Atos 4.13 Embora Pedro e João fossem pescadores galileus destituídos de educação formal, eles falaram com confiança e liberdade. A apresentação do evangelho feita por esses simples pescadores era poderosa porque eles eram testemunhas oculares de tudo o que falavam (At 1.22).
Atos 4.14-18 Nada tinham que dizer em contrário. O Sinédrio reconheceu a veracidade do milagre operado. Os apóstolos ofereceram a explicação: os milagres eram obra do Cristo ressuscitado. Em vez de crer em Cristo, os membros do Sinédrio apenas demonstraram interesse em fazer um controle efetivo dos danos. Eles tentaram intimidar os apóstolos advertindo-os a não falar ou ensinar no nome de Jesus.
Atos 4.19-22 Julgai vós se é justo [...] ouvir-vos antes a vós do que a Deus. Não há nenhuma autoridade que se compare à autoridade de Deus. Quando a autoridade humana rejeita a autoridade divina, ela perde todo o direito de exigir ou estabelecer normas (At 5.29). Desde o princípio, homens e mulheres de Deus resistiram às autoridades e às ordens que se manifestaram contra a vontade de Deus (por exemplo: as parteiras, Êxodo 1; os pais de Moisés, Hebreus 11.23; Sadraque, Mesaque e Abede-Nego, Daniel 3).
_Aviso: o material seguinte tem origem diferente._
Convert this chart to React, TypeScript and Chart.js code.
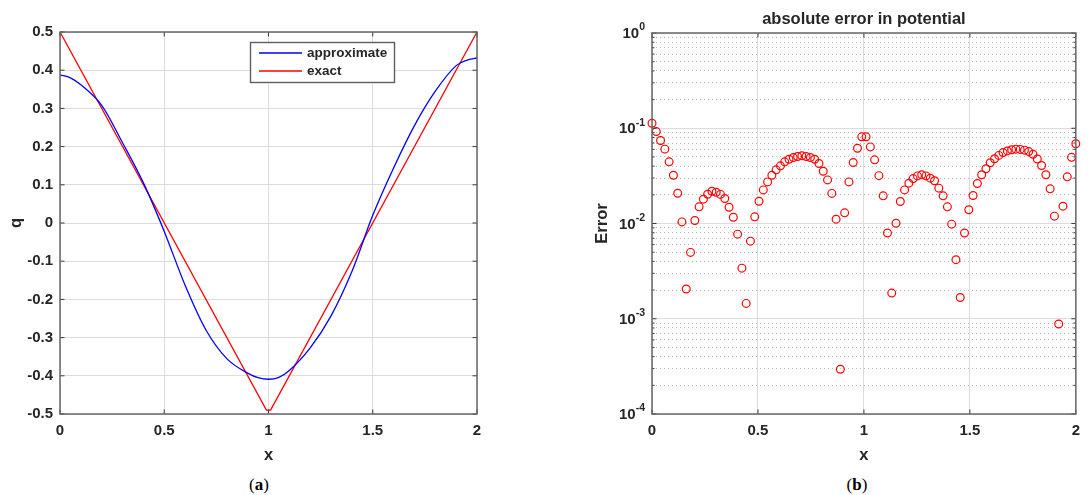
import React, { useEffect, useRef } from "react";
import { Chart, registerables } from "chart.js";

Chart.register(...registerables);

const FONT = "'Liberation Sans', Arial, Helvetica, sans-serif";
const INK = "#262626";
const GRID = "#dcdcdc";
const MINOR_GRID = "#b9b9b9";

// ---------- panel (a): q against x ----------
const approxX = [0, 0.05, 0.1, 0.2, 0.3, 0.4, 0.5, 0.6, 0.7, 0.8, 0.9, 0.95, 1.0, 1.05, 1.1, 1.2, 1.3, 1.4, 1.5, 1.6, 1.7, 1.8, 1.9, 1.95, 2.0];
const approxY = [0.388, 0.38, 0.362, 0.308, 0.21, 0.105, -0.022, -0.163, -0.28, -0.355, -0.393, -0.405, -0.409, -0.404, -0.386, -0.327, -0.243, -0.127, 0.02, 0.144, 0.255, 0.345, 0.412, 0.426, 0.432];
const exactX = [0, 0.99, 1.01, 2];
const exactY = [0.5, -0.49, -0.49, 0.5];
const seriesLabels = ["approximate", "exact"];
const xTickValues = [0, 0.5, 1, 1.5, 2];
const qTickValues = [-0.5, -0.4, -0.3, -0.2, -0.1, 0, 0.1, 0.2, 0.3, 0.4, 0.5];

// ---------- panel (b): absolute error in potential ----------
const errX = [
  0, 0.0202, 0.0404, 0.0606, 0.0808, 0.101, 0.1212, 0.1414, 0.1616, 0.1818,
  0.202, 0.2222, 0.2424, 0.2626, 0.2828, 0.303, 0.3232, 0.3434, 0.3636, 0.3838,
  0.404, 0.4242, 0.4444, 0.4646, 0.4848, 0.5051, 0.5253, 0.5455, 0.5657, 0.5859,
  0.6061, 0.6263, 0.6465, 0.6667, 0.6869, 0.7071, 0.7273, 0.7475, 0.7677, 0.7879,
  0.8081, 0.8283, 0.8485, 0.8687, 0.8889, 0.9091, 0.9293, 0.9495, 0.9697, 0.9899,
  1.0101, 1.0303, 1.0505, 1.0707, 1.0909, 1.1111, 1.1313, 1.1515, 1.1717, 1.1919,
  1.2121, 1.2323, 1.2525, 1.2727, 1.2929, 1.3131, 1.3333, 1.3535, 1.3737, 1.3939,
  1.4141, 1.4343, 1.4545, 1.4747, 1.4949, 1.5152, 1.5354, 1.5556, 1.5758, 1.596,
  1.6162, 1.6364, 1.6566, 1.6768, 1.697, 1.7172, 1.7374, 1.7576, 1.7778, 1.798,
  1.8182, 1.8384, 1.8586, 1.8788, 1.899, 1.9192, 1.9394, 1.9596, 1.9798, 2.0,
];
const errY = [
  0.1127, 0.0923, 0.0743, 0.0603, 0.0444, 0.0321, 0.0208, 0.0104, 0.00205, 0.00497,
  0.01074, 0.01496, 0.018, 0.0203, 0.0218, 0.0213, 0.0202, 0.0183, 0.0148, 0.01164,
  0.00773, 0.0034, 0.00145, 0.00653, 0.01175, 0.01714, 0.02254, 0.02735, 0.0321, 0.0366,
  0.0403, 0.0444, 0.0473, 0.0492, 0.0505, 0.0513, 0.0505, 0.0492, 0.0473, 0.0427,
  0.0354, 0.0287, 0.0207, 0.0111, 0.000295, 0.01294, 0.02735, 0.0437, 0.0617, 0.0813,
  0.0813, 0.0637, 0.0466, 0.0318, 0.0195, 0.00794, 0.00186, 0.01007, 0.017, 0.02254,
  0.0265, 0.0296, 0.0316, 0.0324, 0.0316, 0.0299, 0.0281, 0.0235, 0.0195, 0.01496,
  0.00984, 0.00417, 0.00167, 0.00794, 0.01396, 0.0197, 0.0263, 0.0325, 0.0376, 0.0434,
  0.0479, 0.0519, 0.0555, 0.0578, 0.0594, 0.0603, 0.06, 0.0589, 0.0569, 0.0533,
  0.0476, 0.0406, 0.0325, 0.0231, 0.01194, 0.00088, 0.0152, 0.0309, 0.0495, 0.0687,
];
const decadeValues = [1, 0.1, 0.01, 0.001, 0.0001];
const decadeExponents = ["0", "-1", "-2", "-3", "-4"];
const mantissas = [1, 2, 3, 4, 5, 6, 7, 8, 9];

const logGridValues = decadeValues
  .flatMap((d) => mantissas.map((m) => m * d))
  .filter((v) => v <= 1.0000001);

const isDecade = (v: number) => {
  const l = Math.log10(v);
  return Math.abs(l - Math.round(l)) < 1e-6;
};

const fmt = (v: number) => String(Math.round(Number(v) * 10) / 10);

const matlabPlugin = {
  id: "matlab",
  afterDraw(chart: any, _args: any, opts: any) {
    const { ctx, chartArea: a, scales } = chart;
    const xs = scales.x;
    const ys = scales.y;
    ctx.save();
    const seg = (x1: number, y1: number, x2: number, y2: number) => {
      ctx.beginPath();
      ctx.moveTo(x1, y1);
      ctx.lineTo(x2, y2);
      ctx.stroke();
    };
    // inner tick marks on all four sides
    ctx.strokeStyle = "#3a3a3a";
    ctx.lineWidth = 1;
    for (const t of xs.ticks) {
      const px = xs.getPixelForValue(t.value);
      seg(px, a.bottom, px, a.bottom - 4.5);
      seg(px, a.top, px, a.top + 4.5);
    }
    for (const t of ys.ticks) {
      const py = ys.getPixelForValue(t.value);
      const len = opts.log ? (isDecade(t.value) ? 4.5 : 2.5) : 4.5;
      seg(a.left, py, a.left + len, py);
      seg(a.right, py, a.right - len, py);
    }
    // axes box
    ctx.strokeStyle = "#676767";
    ctx.lineWidth = 1.5;
    ctx.strokeRect(a.left, a.top, a.right - a.left, a.bottom - a.top);

    // log axis labels with superscript exponents
    if (opts.log) {
      const baseFont = `bold 15px ${FONT}`;
      const expFont = `bold 10.5px ${FONT}`;
      ctx.fillStyle = INK;
      ctx.textAlign = "left";
      ctx.textBaseline = "middle";
      decadeValues.forEach((v, i) => {
        const py = ys.getPixelForValue(v);
        const e = decadeExponents[i];
        ctx.font = expFont;
        const ew = ctx.measureText(e).width;
        ctx.font = baseFont;
        const bw = ctx.measureText("10").width;
        const right = a.left - 7;
        ctx.fillText("10", right - ew - bw, py + 1);
        ctx.font = expFont;
        ctx.fillText(e, right - ew, py - 5.5);
      });
    }

    // title
    if (opts.title) {
      ctx.fillStyle = INK;
      ctx.font = `bold 16.5px ${FONT}`;
      ctx.textAlign = "center";
      ctx.textBaseline = "middle";
      ctx.fillText(opts.title, (a.left + a.right) / 2, 19);
    }

    // boxed legend
    if (opts.legend) {
      const L = opts.legend;
      ctx.fillStyle = "#ffffff";
      ctx.fillRect(L.x, L.y, L.w, L.h);
      ctx.strokeStyle = "#5e5e5e";
      ctx.lineWidth = 1.4;
      ctx.strokeRect(L.x, L.y, L.w, L.h);
      chart.data.datasets.forEach((ds: any, i: number) => {
        const y = L.y + L.rowTop + i * L.rowGap;
        ctx.strokeStyle = ds.borderColor;
        ctx.lineWidth = ds.borderWidth;
        seg(L.x + 8.5, y, L.x + 51.5, y);
        ctx.fillStyle = INK;
        ctx.font = `bold 13.5px ${FONT}`;
        ctx.textAlign = "left";
        ctx.textBaseline = "middle";
        ctx.fillText(ds.label, L.x + 56.5, y + 0.5);
      });
    }
    ctx.restore();
  },
};

const tickFont = { family: FONT, size: 15, weight: "bold" as const };
const titleFont = { family: FONT, size: 16.5, weight: "bold" as const };

const xScale = () => ({
  type: "linear" as const,
  min: 0,
  max: 2,
  afterBuildTicks: (s: any) => {
    s.ticks = xTickValues.map((v) => ({ value: v }));
  },
  afterFit: (s: any) => {
    s.height = 56;
  },
  grid: { color: GRID, lineWidth: 1, drawTicks: false },
  border: { display: false },
  ticks: { color: INK, font: tickFont, padding: 8, maxRotation: 0, callback: (v: any) => fmt(v) },
  title: { display: true, text: "x", color: INK, font: titleFont, padding: { top: 0, bottom: 5 } },
});

export default function App() {
  const leftRef = useRef<HTMLCanvasElement>(null);
  const rightRef = useRef<HTMLCanvasElement>(null);

  useEffect(() => {
    const left = new Chart(leftRef.current as HTMLCanvasElement, {
      type: "scatter",
      data: {
        datasets: [
          {
            label: seriesLabels[0],
            data: approxX.map((x, i) => ({ x, y: approxY[i] })),
            showLine: true,
            borderColor: "#0000ff",
            borderWidth: 1.3,
            pointRadius: 0,
            cubicInterpolationMode: "monotone",
          } as any,
          {
            label: seriesLabels[1],
            data: exactX.map((x, i) => ({ x, y: exactY[i] })),
            showLine: true,
            borderColor: "#ff0000",
            borderWidth: 1.3,
            pointRadius: 0,
            tension: 0,
          } as any,
        ],
      },
      options: {
        responsive: false,
        animation: false,
        events: [],
        layout: { padding: { top: 32, right: 67, bottom: 0, left: 0 } },
        plugins: {
          legend: { display: false },
          tooltip: { enabled: false },
          matlab: { legend: { x: 250.5, y: 42.5, w: 144, h: 40, rowTop: 10.5, rowGap: 18 } },
        } as any,
        scales: {
          x: xScale(),
          y: {
            type: "linear",
            min: -0.5,
            max: 0.5,
            afterBuildTicks: (s: any) => {
              s.ticks = qTickValues.map((v) => ({ value: v }));
            },
            afterFit: (s: any) => {
              s.width = 60;
            },
            grid: { color: GRID, lineWidth: 1, drawTicks: false },
            border: { display: false },
            ticks: { color: INK, font: tickFont, padding: 7, callback: (v: any) => fmt(v) },
            title: { display: true, text: "q", color: INK, font: titleFont, padding: { top: 7, bottom: 0 } },
          },
        },
      } as any,
      plugins: [matlabPlugin],
    });

    const right = new Chart(rightRef.current as HTMLCanvasElement, {
      type: "scatter",
      data: {
        datasets: [
          {
            label: "error",
            data: errX.map((x, i) => ({ x, y: errY[i] })),
            showLine: false,
            pointStyle: "circle",
            pointRadius: 3.9,
            pointBorderWidth: 1.2,
            pointBorderColor: "#ff0000",
            pointBackgroundColor: "rgba(0,0,0,0)",
            clip: false,
          } as any,
        ],
      },
      options: {
        responsive: false,
        animation: false,
        events: [],
        layout: { padding: { top: 33, right: 7, bottom: 0, left: 0 } },
        plugins: {
          legend: { display: false },
          tooltip: { enabled: false },
          matlab: { log: true, title: "absolute error in potential" },
        } as any,
        scales: {
          x: xScale(),
          y: {
            type: "logarithmic",
            min: 0.0001,
            max: 1,
            afterBuildTicks: (s: any) => {
              s.ticks = logGridValues.map((v) => ({ value: v }));
            },
            afterFit: (s: any) => {
              s.width = 108;
            },
            grid: {
              color: (c: any) => (c.tick && isDecade(c.tick.value) ? GRID : MINOR_GRID),
              lineWidth: 1,
              drawTicks: false,
            },
            border: {
              display: false,
              dash: (c: any) => (c.tick && isDecade(c.tick.value) ? [] : [1, 3]),
            },
            ticks: { display: false },
            title: { display: true, text: "Error", color: INK, font: titleFont, padding: { top: 49, bottom: 0 } },
          },
        },
      } as any,
      plugins: [matlabPlugin],
    });

    return () => {
      left.destroy();
      right.destroy();
    };
  }, []);

  const capStyle: React.CSSProperties = {
    position: "absolute",
    top: 485,
    transform: "translate(-50%, -50%)",
    fontFamily: "'Liberation Serif', 'DejaVu Serif', serif",
    fontSize: 17,
    color: "#000",
    whiteSpace: "nowrap",
  };

  return (
    <div style={{ position: "fixed", left: 0, top: 0, width: 1088, height: 495, background: "#fff", overflow: "hidden" }}>
      <canvas ref={leftRef} width={544} height={470} style={{ position: "absolute", left: 0, top: 0, width: 544, height: 470 }} />
      <canvas ref={rightRef} width={544} height={470} style={{ position: "absolute", left: 544, top: 0, width: 544, height: 470 }} />
      <div style={{ ...capStyle, left: 259 }}>
        (<b>a</b>)
      </div>
      <div style={{ ...capStyle, left: 857 }}>
        (<b>b</b>)
      </div>
    </div>
  );
}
Atos 4.23-31 A resposta dos companheiros de Pedro e de João diante dos testemunhos dos apóstolos após a libertação deles foi uma manifestação espontânea de louvor, cânticos e oração.
Atos 4.32-37 Lucas observa que, para os cristãos primitivos, estar cheio do Espírito Santo não significava apenas participar da proclamação da Palavra de Deus, mas também compartilhar as posses com todos aqueles que passam por necessidade.